The Good, the Bad, and the Ugly…bugs

The Good, the Bad, and the Ugly...bugs

By Bob Dailey

If you thought the wildly frigid temperatures of Winter Storm Uri were going to reduce insect populations, think again. Just go outside. They’re everywhere!

Some are nasty bugs, destroying your vegetables and many of your ornamentals. But many more wear white hats (which is a somewhat incongruous idea, if you think about it). There are about 1,000 times as many good bugs as bad bugs.

Some good guys pollinate flowers of many fruit and vegetable crops, while others pollinate ornamental flowers. Some of the good bugs till the soil. Earthworms, though not a bug, and burrowing beetles both eat the organic material in the ground.

And some are predators, eating the pests as quickly as they arrive. These good-guy predators include ladybugs, lacewings, and lacewing larvae. These eat aphids and are beneficial to have around. Praying mantids eat other destructive insects, like grasshoppers. There are even parasitic insects that lay their eggs inside a host. When the eggs hatch, the larvae eat the host from inside out. (Aliens, anyone?) It’s gruesome but highly effective. One parasitic wasp preys entirely on fire ant colonies. Studies are currently being conducted in South Texas by Texas A&M on these wasp parasites.
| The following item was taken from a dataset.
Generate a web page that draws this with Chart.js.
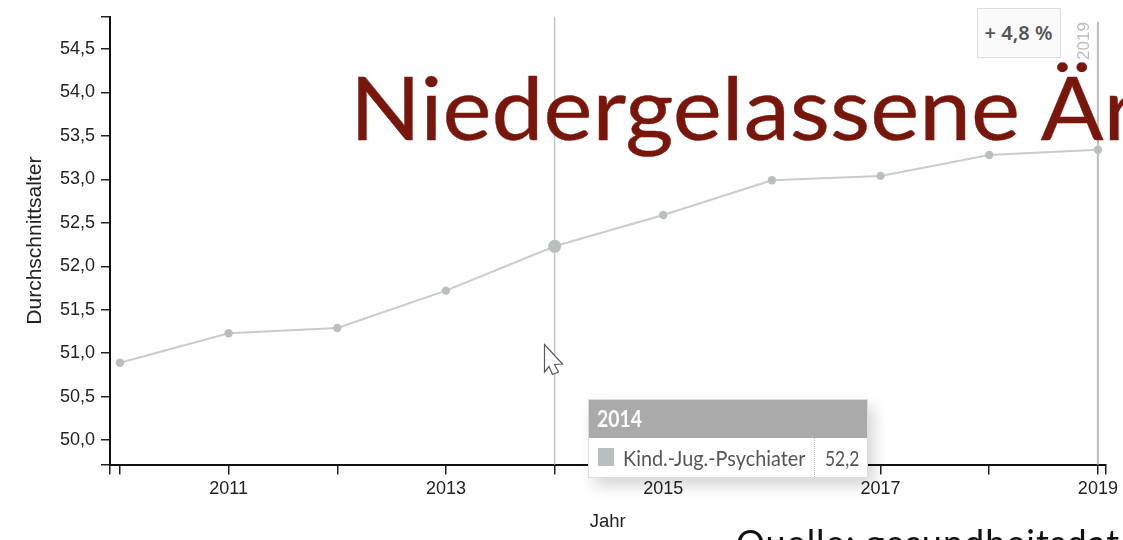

Then there are the bees. Yes, there are honeybees, and they are highly beneficial. But there are at least 4,000 species of native bees in North American. Etymologists have identified over 800 of these species in Texas.

And some insects provide food for other wildlife. Take tent caterpillars, for instance. Although they’re unsightly, they cause no significant damage to the trees. However, these tent caterpillars provide essential food for the many migrating birds heading to Latin America for the winter.

A hard spray from a hose or a gentle spurt from a spray bottle filled with warm water and a little dishwashing liquid will dislodge aphids and other pests. Chinch bugs are tough to destroy. They love to infest lawns along curbs and driveways – mainly because they like the heat and dryness of those areas. Many times our sprinkler systems overshoot those little niches. Use a hose and spray around the curbs, driveways, and sidewalks once a week to discourage those pests.

Avoiding harmful pesticides is less expensive and healthier. Some pesticides remain in the soil, some leach out into storm sewers, streams, and waterways. Use your judgment, but only use harmful pesticides as a last-ditch effort.